WHAT YOU NEED TO DO: Lines containing the word "seaborn" are to be located and copied.

— START OF DATA SECTION —

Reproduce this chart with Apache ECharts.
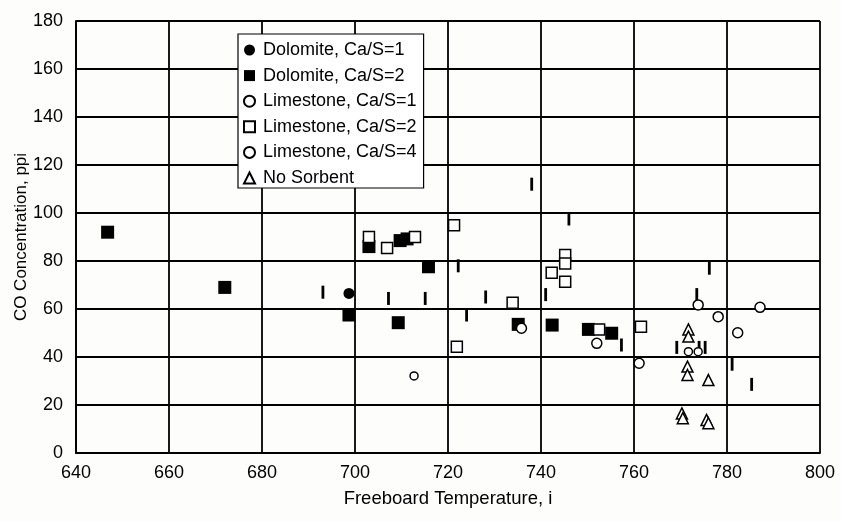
<!DOCTYPE html>
<html>
<head>
<meta charset="utf-8">
<script src="https://cdn.jsdelivr.net/npm/echarts@6/dist/echarts.min.js"></script>
<style>
  html, body { margin: 0; padding: 0; background: #fdfdfb; }
  #chart { width: 841px; height: 521px; }
</style>
</head>
<body>
<div id="chart"></div>
<script>
// x ticks / y ticks
var xTicks = [640, 660, 680, 700, 720, 740, 760, 780, 800];
var yTicks = [0, 20, 40, 60, 80, 100, 120, 140, 160, 180];

// [temperature, CO]
var dolomite1 = [[698.7, 66.5]];
var dolomite2 = [[646.8, 92], [672, 69], [698.7, 57.5], [703, 86], [709.7, 88.5], [711.2, 89.2],
  [715.8, 77.6], [709.3, 54.3], [735.1, 53.6], [742.4, 53.3], [750.2, 51.5], [755.2, 49.9]];
var limestone1 = [[735.8, 52], [752, 45.7], [761.1, 37.4], [773.8, 61.7], [778.1, 56.8],
  [787.1, 60.7], [782.3, 50.1]];
var limestone2 = [[703, 90], [706.9, 85.4], [712.9, 90], [721.3, 94.9], [745.2, 82.5], [745.2, 79],
  [742.3, 75.1], [745.2, 71.4], [733.9, 62.6], [721.9, 44.3], [752.5, 51.5], [761.5, 52.6]];
var limestone4 = [[712.7, 32.1], [771.7, 42.2], [773.8, 42.2]];
var noSorbent = [[771.7, 51.5], [771.7, 48.5], [771.5, 36], [771.5, 32.5], [776, 30.4],
  [770.3, 16.5], [770.5, 14.5], [775.6, 13.8], [776, 12.4]];
// small vertical marks without a legend entry
var ticksMarks = [[693.1, 67], [707.2, 64.4], [715.1, 64.4], [722.2, 78], [724, 57.5], [728.1, 65],
  [738, 112], [741, 66], [746, 97.5], [757.3, 45], [769.2, 44], [773.5, 66], [774, 44],
  [775.3, 44], [776.2, 77], [781.1, 37], [785.3, 28.6]];

var chart = echarts.init(document.getElementById('chart'));
var font = 'Liberation Sans, Arial, sans-serif';
var openStyle = { color: '#fff', borderColor: '#000', borderWidth: 1.5, opacity: 1 };
var solidStyle = { color: '#000', opacity: 1 };

var option = {
  animation: false,
  backgroundColor: '#fdfdfb',
  textStyle: { fontFamily: font, color: '#000' },
  grid: { left: 76, right: 21, top: 21, bottom: 68, outerBoundsMode: 'none', containLabel: false },
  legend: {
    orient: 'vertical',
    left: 238,
    top: 34,
    padding: [7, 7, 1, 5],
    itemGap: 7.6,
    itemWidth: 11,
    itemHeight: 11,
    borderColor: '#000',
    borderWidth: 1.2,
    borderRadius: 0,
    backgroundColor: '#fff',
    textStyle: { fontFamily: font, fontSize: 18, lineHeight: 18, color: '#000', padding: [0, 0, 0, 3] },
    data: ['Dolomite, Ca/S=1', 'Dolomite, Ca/S=2', 'Limestone, Ca/S=1',
      'Limestone, Ca/S=2', 'Limestone, Ca/S=4', 'No Sorbent']
  },
  xAxis: {
    type: 'value', min: xTicks[0], max: xTicks[xTicks.length - 1], interval: 20,
    name: 'Freeboard Temperature, i', nameLocation: 'middle', nameGap: 36, nameMoveOverlap: false,
    nameTextStyle: { fontFamily: font, fontSize: 18.5, color: '#000' },
    axisLine: { lineStyle: { color: '#000', width: 1.8 } },
    axisTick: { show: false },
    axisLabel: { fontFamily: font, fontSize: 18, color: '#000', margin: 11 },
    splitLine: { lineStyle: { color: '#000', width: 1.8 } }
  },
  yAxis: {
    type: 'value', min: yTicks[0], max: yTicks[yTicks.length - 1], interval: 20,
    name: 'CO Concentration, ppi', nameLocation: 'middle', nameGap: 46, nameMoveOverlap: false,
    nameTextStyle: { fontFamily: font, fontSize: 17, color: '#000' },
    axisLine: { show: true, lineStyle: { color: '#000', width: 1.8 } },
    axisTick: { show: false },
    axisLabel: { fontFamily: font, fontSize: 18, color: '#000', margin: 13 },
    splitLine: { lineStyle: { color: '#000', width: 1.8 } }
  },
  series: [
    { name: 'marks', type: 'scatter', data: ticksMarks, symbol: 'rect', symbolSize: [2.8, 13],
      itemStyle: solidStyle },
    { name: 'Dolomite, Ca/S=1', type: 'scatter', data: dolomite1, symbol: 'circle', symbolSize: 11,
      itemStyle: solidStyle },
    { name: 'Dolomite, Ca/S=2', type: 'scatter', data: dolomite2, symbol: 'rect', symbolSize: 13,
      itemStyle: solidStyle },
    { name: 'Limestone, Ca/S=1', type: 'scatter', data: limestone1, symbol: 'circle', symbolSize: 10,
      itemStyle: openStyle },
    { name: 'Limestone, Ca/S=2', type: 'scatter', data: limestone2, symbol: 'rect', symbolSize: 11,
      itemStyle: openStyle },
    { name: 'Limestone, Ca/S=4', type: 'scatter', data: limestone4, symbol: 'circle', symbolSize: 8,
      itemStyle: openStyle },
    { name: 'No Sorbent', type: 'scatter', data: noSorbent, symbol: 'triangle', symbolSize: 11,
      itemStyle: openStyle }
  ]
};
chart.setOption(option);
</script>
</body>
</html>
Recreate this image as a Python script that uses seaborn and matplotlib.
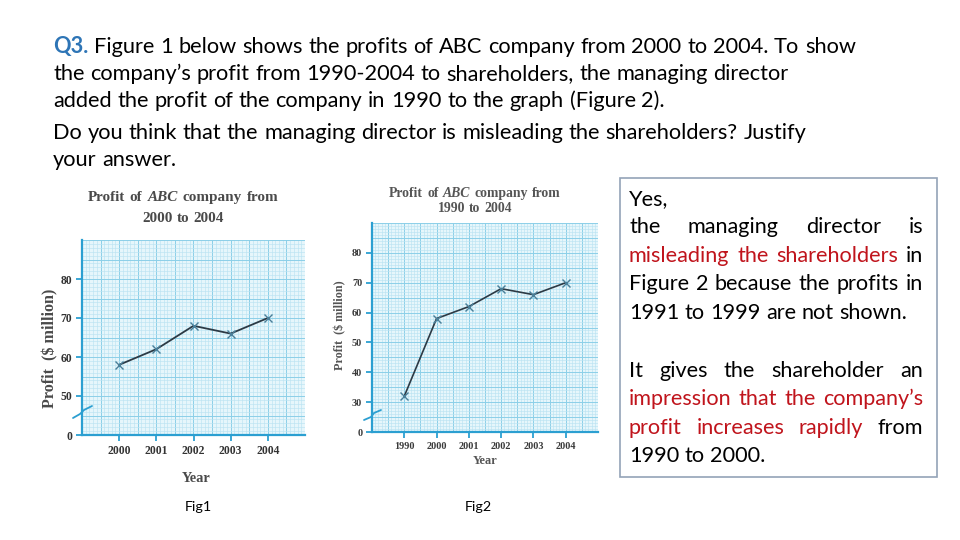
import matplotlib
matplotlib.use('Agg')
import matplotlib.pyplot as plt
import seaborn as sns
import pandas as pd
import numpy as np
from matplotlib.lines import Line2D
from matplotlib.patches import Rectangle

# ---------------- data ----------------
years1 = [2000, 2001, 2002, 2003, 2004]
profit1 = [58, 62, 68, 66, 70]
years2 = [1990, 2000, 2001, 2002, 2003, 2004]
profit2 = [32, 58, 62, 68, 66, 70]
yticks1 = [40, 50, 60, 70, 80]
yticklabels1 = ['0', '50', '60', '70', '80']
yticks2 = [20, 30, 40, 50, 60, 70, 80]
yticklabels2 = ['0', '30', '40', '50', '60', '70', '80']

heading = [
    "Q3. Figure 1 below shows the profits of ABC company from 2000 to 2004. To show",
    "the company\u2019s profit from 1990-2004 to shareholders, the managing director",
    "added the profit of the company in 1990 to the graph (Figure 2).",
    "Do you think that the managing director is misleading the shareholders? Justify",
    "your answer.",
]

# ---------------- setup ----------------
sns.set_theme(style='white')
W, H = 960, 540
fig = plt.figure(figsize=(9.6, 5.4), dpi=100)
fig.patch.set_facecolor('white')
renderer = fig.canvas.get_renderer()

SANS = ['Lato', 'DejaVu Sans']
SERIF = ['Liberation Serif', 'DejaVu Serif']


def fx(x):
    return x / W


def fy(y):
    return 1 - y / H


def measure(s, fs, **kw):
    t = fig.text(0, 0, s, fontsize=fs, **kw)
    w = t.get_window_extent(renderer).width
    t.remove()
    return w


def fit_fs(s, target, **kw):
    return 10 * target / measure(s, 10, **kw)


def space_w(fs, **kw):
    return measure('x x', fs, **kw) - measure('xx', fs, **kw)


def place_words(words, x, base, fs, family, ha='left', justify_to=None,
                gap_scale=1.0, **kw):
    """words: list of (word, color, extra-kwargs)"""
    widths = [measure(w, fs, family=family, **{**kw, **ex}) for w, c, ex in words]
    sp = space_w(fs, family=family, **kw) * gap_scale
    if justify_to is not None and len(words) > 1:
        gap = (justify_to - sum(widths)) / (len(words) - 1)
    else:
        gap = sp
    total = sum(widths) + gap * (len(words) - 1)
    x0 = x - total / 2 if ha == 'center' else x
    for (w, c, ex), wd in zip(words, widths):
        fig.text(fx(x0), fy(base), w, fontsize=fs, family=family, color=c,
                 ha='left', va='baseline', **{**kw, **ex})
        x0 += wd + gap


# ---------------- heading text ----------------
hfs = fit_fs(heading[0], 802, family=SANS)
hbases = [53, 80, 107, 139, 166]
for i, (line, b) in enumerate(zip(heading, hbases)):
    words = []
    for j, w in enumerate(line.split(' ')):
        if i == 0 and j == 0:
            words.append((w, '#2e75b6', {'fontweight': 'bold'}))
        else:
            words.append((w, 'black', {}))
    place_words(words, 53, b, hfs, SANS)

# ---------------- graph helper ----------------
SPINE = '#2b9fd1'


def style_graph(ax, xlim, ylim, xminor, yminor):
    ax.set_facecolor('#e6f6fb')
    ax.set_xlim(xlim)
    ax.set_ylim(ylim)
    xs = np.arange(xlim[0], xlim[1] + 1e-9, xminor)
    ys = np.arange(ylim[0], ylim[1] + 1e-9, yminor)
    for k, x in enumerate(xs):
        major = (k % 5 == 0)
        ax.axvline(x, color='#8ccfe8' if major else '#bbe3f2',
                   lw=0.7 if major else 0.45, zorder=0)
    for k, y in enumerate(ys):
        major = (k % 5 == 0)
        ax.axhline(y, color='#8ccfe8' if major else '#bbe3f2',
                   lw=0.7 if major else 0.45, zorder=0)
    for s in ['top', 'right']:
        ax.spines[s].set_visible(False)
    for s in ['left', 'bottom']:
        ax.spines[s].set_color(SPINE)
        ax.spines[s].set_linewidth(1.6)
        ax.spines[s].set_zorder(3)
    ax.tick_params(direction='out', length=4, width=1.3, color=SPINE,
                   left=True, bottom=True, pad=3)
    ax.set_xlabel('')
    ax.set_ylabel('')


# ---------------- Figure 1 ----------------
ax1 = fig.add_axes([fx(82), fy(435), fx(305 - 82), (435 - 240) / H])
df1 = pd.DataFrame({'Year': years1, 'Profit': profit1})
sns.lineplot(data=df1, x='Year', y='Profit', ax=ax1, color='#2c3a45', lw=1.3,
             marker='x', markersize=6, markeredgecolor='#4a7f99',
             markeredgewidth=1.0, legend=False, zorder=4)
style_graph(ax1, (1999, 2005), (40, 90), 0.1, 1)
ax1.set_xticks(years1)
ax1.set_xticklabels([str(y) for y in years1])
ax1.set_yticks(yticks1)
ax1.set_yticklabels(yticklabels1)
for lab in ax1.get_xticklabels() + ax1.get_yticklabels():
    lab.set_fontfamily(SERIF)
    lab.set_fontweight('bold')
    lab.set_fontsize(8.4)
    lab.set_color('#333333')

# ---------------- Figure 2 ----------------
pos2 = list(range(len(years2)))
ax2 = fig.add_axes([fx(372), fy(432), fx(598 - 372), (432 - 223) / H])
df2 = pd.DataFrame({'pos': pos2, 'Profit': profit2})
sns.lineplot(data=df2, x='pos', y='Profit', ax=ax2, color='#2c3a45', lw=1.2,
             marker='x', markersize=5.5, markeredgecolor='#4a7f99',
             markeredgewidth=1.0, legend=False, zorder=4)
style_graph(ax2, (-1, 6), (20, 90), 0.1, 1)
ax2.set_xticks(pos2)
ax2.set_xticklabels([str(y) for y in years2])
ax2.set_yticks(yticks2)
ax2.set_yticklabels(yticklabels2)
for lab in ax2.get_xticklabels() + ax2.get_yticklabels():
    lab.set_fontfamily(SERIF)
    lab.set_fontweight('bold')
    lab.set_fontsize(7.4)
    lab.set_color('#3a3a3a')

# axis-break zigzags
for xs_, ys_ in [([73, 80, 84, 92], [418, 414, 410, 406]),
                 ([364, 371, 374, 381], [420, 417, 413, 410])]:
    fig.add_artist(Line2D([fx(v) for v in xs_], [fy(v) for v in ys_],
                          color=SPINE, lw=1.3))

# ---------------- graph titles & labels ----------------
TCOL1 = '#4a4a4a'
TCOL2 = '#555555'
t1 = "Profit of ABC company from"
tfs1 = fit_fs(t1, 188, family=SERIF, fontweight='bold')
place_words([('Profit', TCOL1, {}), ('of', TCOL1, {}),
             ('ABC', TCOL1, {'fontstyle': 'italic'}), ('company', TCOL1, {}),
             ('from', TCOL1, {})], 183, 201, tfs1, SERIF, ha='center',
            gap_scale=1.3, fontweight='bold')
place_words([('2000', TCOL1, {}), ('to', TCOL1, {}), ('2004', TCOL1, {})],
            183, 222, tfs1, SERIF, ha='center', fontweight='bold')

tfs2 = fit_fs(t1, 170, family=SERIF, fontweight='bold')
place_words([('Profit', TCOL2, {}), ('of', TCOL2, {}),
             ('ABC', TCOL2, {'fontstyle': 'italic'}), ('company', TCOL2, {}),
             ('from', TCOL2, {})], 475, 197, tfs2, SERIF, ha='center',
            gap_scale=1.2, fontweight='bold')
place_words([('1990', TCOL2, {}), ('to', TCOL2, {}), ('2004', TCOL2, {})],
            475, 212, tfs2, SERIF, ha='center', fontweight='bold')

ylab = "Profit  ($ million)"
yfs1 = fit_fs(ylab, 120, family=SERIF, fontweight='bold')
fig.text(fx(50), fy(348), ylab, rotation=90, ha='center', va='center',
         fontsize=yfs1, family=SERIF, fontweight='bold', color=TCOL1)
yfs2 = fit_fs(ylab, 90, family=SERIF, fontweight='bold')
fig.text(fx(340), fy(325), ylab, rotation=90, ha='center', va='center',
         fontsize=yfs2, family=SERIF, fontweight='bold', color=TCOL2)

xfs1 = fit_fs('Year', 29, family=SERIF, fontweight='bold')
fig.text(fx(196), fy(478), 'Year', ha='center', va='center', fontsize=xfs1,
         family=SERIF, fontweight='bold', color=TCOL1)
xfs2 = fit_fs('Year', 25, family=SERIF, fontweight='bold')
fig.text(fx(485), fy(461), 'Year', ha='center', va='center', fontsize=xfs2,
         family=SERIF, fontweight='bold', color=TCOL2)

# captions
cfs = fit_fs('Fig1', 27, family=SANS)
fig.text(fx(198), fy(511), 'Fig1', ha='center', va='baseline', fontsize=cfs,
         family=SANS, color='black')
fig.text(fx(478), fy(511), 'Fig2', ha='center', va='baseline', fontsize=cfs,
         family=SANS, color='black')

# ---------------- answer box ----------------
fig.add_artist(Rectangle((fx(620), fy(477)), fx(937 - 620), (477 - 178) / H,
                         fill=False, edgecolor='#93a3b8', lw=1.2))
RED = '#c0141c'
bfs = fit_fs("1991 to 1999 are not shown.", 279, family=SANS)
box_lines = [
    ([("Yes,", 'black')], False, 205),
    ([("the", 'black'), ("managing", 'black'), ("director", 'black'), ("is", 'black')], True, 233),
    ([("misleading", RED), ("the", RED), ("shareholders", RED), ("in", 'black')], True, 262),
    ([("Figure", 'black'), ("2", 'black'), ("because", 'black'), ("the", 'black'),
      ("profits", 'black'), ("in", 'black')], True, 290),
    ([("1991", 'black'), ("to", 'black'), ("1999", 'black'), ("are", 'black'),
      ("not", 'black'), ("shown.", 'black')], False, 319),
    ([("It", 'black'), ("gives", 'black'), ("the", 'black'), ("shareholder", 'black'),
      ("an", 'black')], True, 377),
    ([("impression", RED), ("that", RED), ("the", RED), ("company\u2019s", RED)], True, 405),
    ([("profit", RED), ("increases", RED), ("rapidly", RED), ("from", 'black')], True, 434),
    ([("1990", 'black'), ("to", 'black'), ("2000.", 'black')], False, 462),
]
for words, just, base in box_lines:
    place_words([(w, c, {}) for w, c in words], 629, base, bfs, SANS,
                justify_to=(923 - 629) if just else None)

fig.savefig('out.png', dpi=100)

— END OF DATA SECTION —

RESPONSE FOR THIS EXERCISE:
Recreate this image as a Python script that uses seaborn and matplotlib.
import seaborn as sns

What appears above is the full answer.